Regan Smith had an incredible 2019 in which she broke two world records in both Olympic backstroke distances at the World Championships in July, ultimately earning her the World Swimmer of the Year award by us at Swimming World Magazine. A week later she won the National title in the 200 butterfly a mere 48 hours removed from a Trans-Pacific flight from South Korea to California. The now high school senior from Minnesota has not competed at a big meet since Nationals in August, so what does she have up her sleeve this weekend in Atlanta?

There have been comparisons between Smith and Missy Franklin, who burst onto the scene the year before the 2012 Olympics and would go on to win both backstrokes in London while becoming one of the most popular Olympic athletes at the Games. Smith was named to TIME Magazine’s 100 Next list and has all of a sudden become one of the faces of the USA swim team all before she steps foot on campus at Stanford as a freshman next fall.
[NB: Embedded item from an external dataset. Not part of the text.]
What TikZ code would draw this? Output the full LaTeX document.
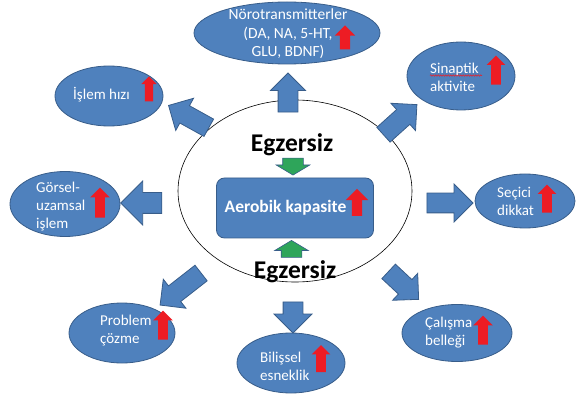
\documentclass[tikz,border=0pt]{standalone}
\usepackage{fontspec}
\setmainfont{Carlito}
\usetikzlibrary{shapes.geometric,shapes.arrows,decorations.pathmorphing}
\definecolor{boxblue}{RGB}{79,129,189}
\definecolor{edgeblue}{RGB}{56,93,138}
\definecolor{upred}{RGB}{237,28,36}
\definecolor{exgreen}{RGB}{46,165,90}
\newcommand{\lblfont}{\fontsize{15}{18}\selectfont}
\newcommand{\exfont}{\fontsize{25.5}{28}\selectfont\bfseries}

\begin{document}
\begin{tikzpicture}[x=1pt,y=1pt,
  main node/.style={ellipse,fill=boxblue,draw=edgeblue,line width=0.8pt,inner sep=0pt},
  main text/.style={text=white,align=left,inner sep=0pt,font=\lblfont},
  block arrow/.style={single arrow,fill=boxblue,draw=edgeblue,line width=0.8pt,inner xsep=0pt,
    inner ysep=9.5pt,single arrow head extend=8.5pt,single arrow tip angle=90},
  up mark/.style={single arrow,fill=upred,inner xsep=0pt,inner ysep=4.75pt,rotate=90,
    minimum height=29pt,single arrow head extend=5pt,single arrow tip angle=90},
  green arrow/.style={single arrow,fill=exgreen,draw=edgeblue,line width=0.6pt,inner xsep=0pt,
    inner ysep=10pt,minimum height=17pt,single arrow head extend=6.5pt,single arrow tip angle=118}]

\useasboundingbox (0,0) rectangle (581,-398);

\draw[line width=0.6pt] (295,-191) ellipse (117 and 91);
\node[main node,rectangle,rounded corners=8pt,minimum width=157pt,minimum height=60pt] (c) at (295,-208) {};
\node[text=white,inner sep=0pt,font=\fontsize{17.5}{19}\selectfont\bfseries] (ct) at (285.5,-208) {Aerobik kapasite};
\node[up mark,inner ysep=5pt,single arrow head extend=6pt,minimum height=27pt] (u8) at (357,-205) {};

\node[font=\exfont,inner sep=0pt] (x0) at (292,-144.5) {Egzersiz};
\node[font=\exfont,inner sep=0pt] (x1) at (295,-272) {Egzersiz};
\node[green arrow,rotate=270] (g0) at (293,-163.5) {};
\node[green arrow,rotate=90] (g1) at (291.5,-252) {};

\node[main node,minimum width=186pt,minimum height=62pt] (e0) at (287,-33) {};
\node[main node,minimum width=108pt,minimum height=60pt] (e1) at (109,-96) {};
\node[main node,minimum width=110pt,minimum height=65pt] (e2) at (65,-204) {};
\node[main node,minimum width=108pt,minimum height=68pt] (e3) at (461,-76) {};
\node[main node,minimum width=100pt,minimum height=54pt] (e4) at (525,-201) {};
\node[main node,minimum width=106pt,minimum height=60pt] (e5) at (122,-333) {};
\node[main node,minimum width=108pt,minimum height=60pt] (e6) at (291,-363) {};
\node[main node,minimum width=110pt,minimum height=57pt] (e7) at (457,-333) {};

\node[main text,align=center,font=\fontsize{15.5}{18.5}\selectfont] (t0) at (288,-34) {Nörotransmitterler\\(DA, NA, 5-HT,\\GLU, BDNF)};
\node[main text,anchor=west] (t1) at (73,-95) {İşlem hızı};
\node[main text,anchor=west] (t2) at (36,-207) {Görsel-\\uzamsal\\işlem};
\node[main text,anchor=west] (t3) at (430,-77.5) {Sinaptik\\aktivite};
\node[main text,anchor=west] (t4) at (497,-201) {Seçici\\dikkat};
\node[main text,anchor=west] (t5) at (100,-331) {Problem\\çözme};
\node[main text,anchor=west] (t6) at (260,-366) {Bilişsel\\esneklik};
\node[main text,anchor=west] (t7) at (425,-333) {Çalışma\\belleği};
\draw[upred,line width=0.5pt,decorate,decoration={snake,amplitude=0.8pt,segment length=2.5pt}]
  (t3.north west) ++(0,-12.5) -- ++(52,0);

\node[up mark,minimum height=24pt,inner ysep=5pt] (u0) at (345,-40) {};
\node[up mark,minimum height=25pt,inner ysep=4pt,single arrow head extend=3.5pt] (u1) at (149,-91) {};
\node[up mark,minimum height=30pt] (u2) at (100,-205) {};
\node[up mark,single arrow head extend=4.5pt] (u3) at (496,-72.5) {};
\node[up mark,minimum height=28pt,single arrow head extend=4.5pt] (u4) at (547,-201) {};
\node[up mark] (u5) at (163,-327.5) {};
\node[up mark,minimum height=27pt,single arrow head extend=4.5pt] (u6) at (321,-361) {};
\node[up mark] (u7) at (483,-332.5) {};

\node[block arrow,rotate=90,minimum height=39pt,single arrow head extend=7.5pt] (a0) at (288,-97.5) {};
\node[block arrow,rotate=151,minimum height=46pt] (a1) at (193,-119) {};
\node[block arrow,rotate=180,minimum height=41pt,inner ysep=10pt,single arrow head extend=11.5pt] (a2) at (146.5,-203) {};
\node[block arrow,rotate=42,minimum height=45pt] (a3) at (396.5,-123) {};
\node[block arrow,rotate=0,minimum height=46pt,single arrow head extend=9pt] (a4) at (445,-203) {};
\node[block arrow,rotate=218,minimum height=52pt] (a5) at (184.5,-286) {};
\node[block arrow,rotate=270,minimum height=31pt,single arrow head extend=9pt] (a6) at (293,-312.5) {};
\node[block arrow,rotate=-43,minimum height=41pt] (a7) at (400,-282) {};
\end{tikzpicture}
\end{document}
Many will be watching to see how Smith swims this weekend and how she has handled all of the plaudits that have come her way since her incredible World Championships performance. She had an extraordinary summer in the pool, so what does she have for an encore this weekend at the US Open? However, she will not be swimming her pet event, the 200 back in favor of the 400 free, 200 free, 100 back, 100 free and 200 fly.